• EXERCISE OBJECTIVE: Produce an exact transcription of the listing below, omitting the pictures.

+ + +

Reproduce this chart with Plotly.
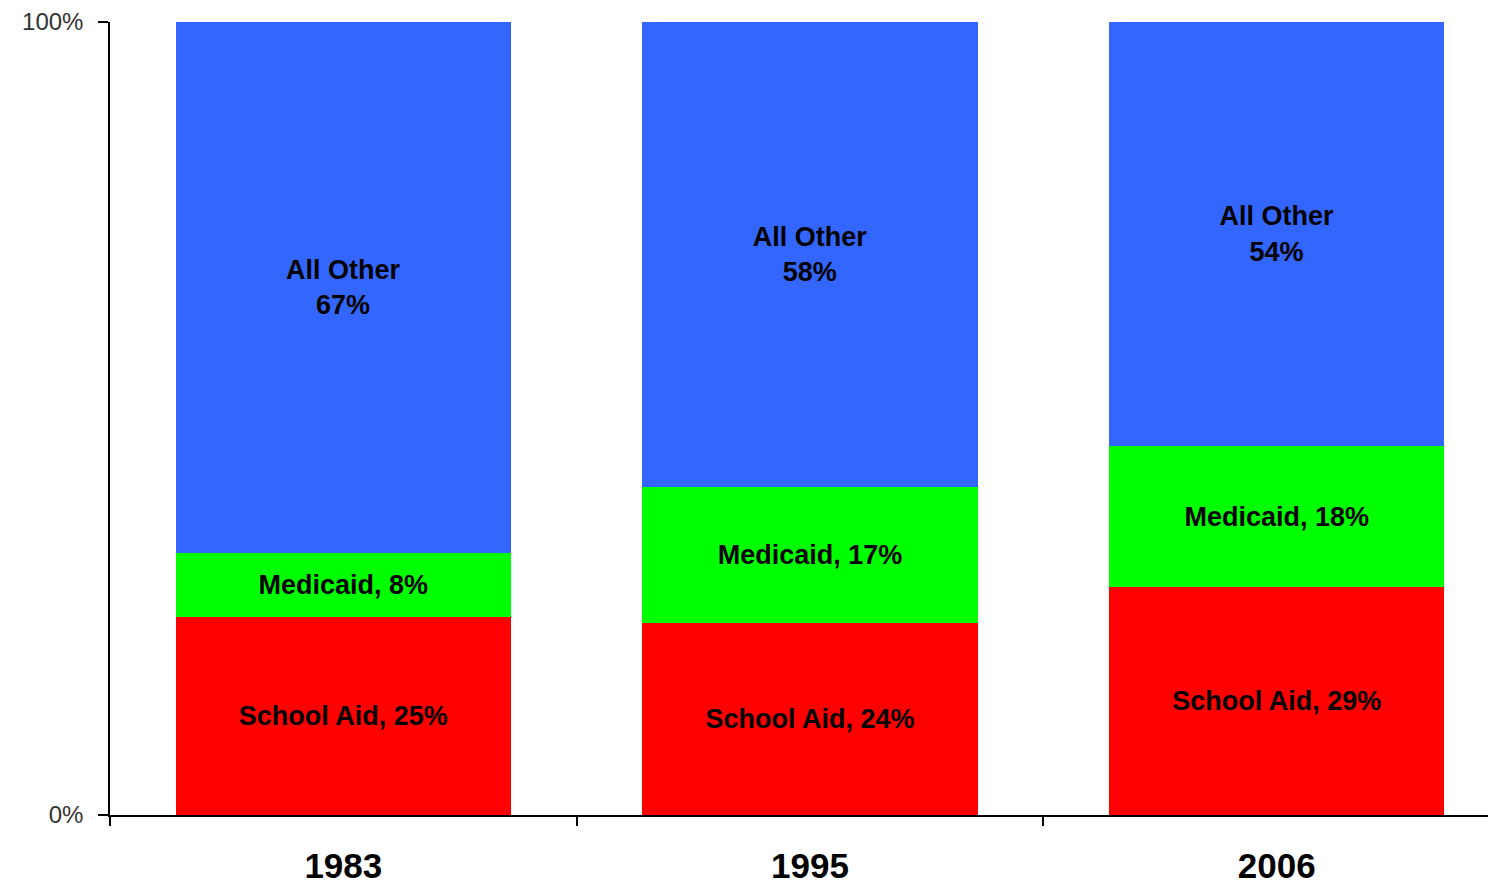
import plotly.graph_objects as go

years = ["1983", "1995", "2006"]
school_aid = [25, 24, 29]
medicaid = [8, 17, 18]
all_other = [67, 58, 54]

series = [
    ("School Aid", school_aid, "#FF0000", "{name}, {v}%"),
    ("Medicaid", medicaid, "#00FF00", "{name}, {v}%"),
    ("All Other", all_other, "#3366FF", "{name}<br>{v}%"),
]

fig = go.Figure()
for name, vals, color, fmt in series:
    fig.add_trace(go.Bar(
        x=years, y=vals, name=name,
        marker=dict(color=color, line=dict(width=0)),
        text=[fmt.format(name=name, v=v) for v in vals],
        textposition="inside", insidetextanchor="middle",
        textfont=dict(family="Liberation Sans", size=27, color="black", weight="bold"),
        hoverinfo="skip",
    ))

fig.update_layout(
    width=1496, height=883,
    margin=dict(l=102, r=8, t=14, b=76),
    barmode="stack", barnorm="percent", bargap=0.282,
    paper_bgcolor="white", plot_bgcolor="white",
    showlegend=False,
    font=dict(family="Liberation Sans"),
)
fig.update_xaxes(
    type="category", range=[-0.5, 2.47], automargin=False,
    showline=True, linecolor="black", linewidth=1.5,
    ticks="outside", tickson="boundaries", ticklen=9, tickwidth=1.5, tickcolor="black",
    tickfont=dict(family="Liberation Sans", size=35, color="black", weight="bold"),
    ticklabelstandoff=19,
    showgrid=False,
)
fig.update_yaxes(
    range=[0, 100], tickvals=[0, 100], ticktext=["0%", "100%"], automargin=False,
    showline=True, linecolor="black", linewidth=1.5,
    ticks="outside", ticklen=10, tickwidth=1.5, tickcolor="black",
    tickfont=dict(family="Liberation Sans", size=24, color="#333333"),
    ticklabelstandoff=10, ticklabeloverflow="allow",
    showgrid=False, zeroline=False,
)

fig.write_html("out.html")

+ + +

• CORRECT RESPONSE:
Reproduce this chart with Plotly.
import plotly.graph_objects as go

years = ["1983", "1995", "2006"]
school_aid = [25, 24, 29]
medicaid = [8, 17, 18]
all_other = [67, 58, 54]

series = [
    ("School Aid", school_aid, "#FF0000", "{name}, {v}%"),
    ("Medicaid", medicaid, "#00FF00", "{name}, {v}%"),
    ("All Other", all_other, "#3366FF", "{name}<br>{v}%"),
]

fig = go.Figure()
for name, vals, color, fmt in series:
    fig.add_trace(go.Bar(
        x=years, y=vals, name=name,
        marker=dict(color=color, line=dict(width=0)),
        text=[fmt.format(name=name, v=v) for v in vals],
        textposition="inside", insidetextanchor="middle",
        textfont=dict(family="Liberation Sans", size=27, color="black", weight="bold"),
        hoverinfo="skip",
    ))

fig.update_layout(
    width=1496, height=883,
    margin=dict(l=102, r=8, t=14, b=76),
    barmode="stack", barnorm="percent", bargap=0.282,
    paper_bgcolor="white", plot_bgcolor="white",
    showlegend=False,
    font=dict(family="Liberation Sans"),
)
fig.update_xaxes(
    type="category", range=[-0.5, 2.47], automargin=False,
    showline=True, linecolor="black", linewidth=1.5,
    ticks="outside", tickson="boundaries", ticklen=9, tickwidth=1.5, tickcolor="black",
    tickfont=dict(family="Liberation Sans", size=35, color="black", weight="bold"),
    ticklabelstandoff=19,
    showgrid=False,
)
fig.update_yaxes(
    range=[0, 100], tickvals=[0, 100], ticktext=["0%", "100%"], automargin=False,
    showline=True, linecolor="black", linewidth=1.5,
    ticks="outside", ticklen=10, tickwidth=1.5, tickcolor="black",
    tickfont=dict(family="Liberation Sans", size=24, color="#333333"),
    ticklabelstandoff=10, ticklabeloverflow="allow",
    showgrid=False, zeroline=False,
)

fig.write_html("out.html")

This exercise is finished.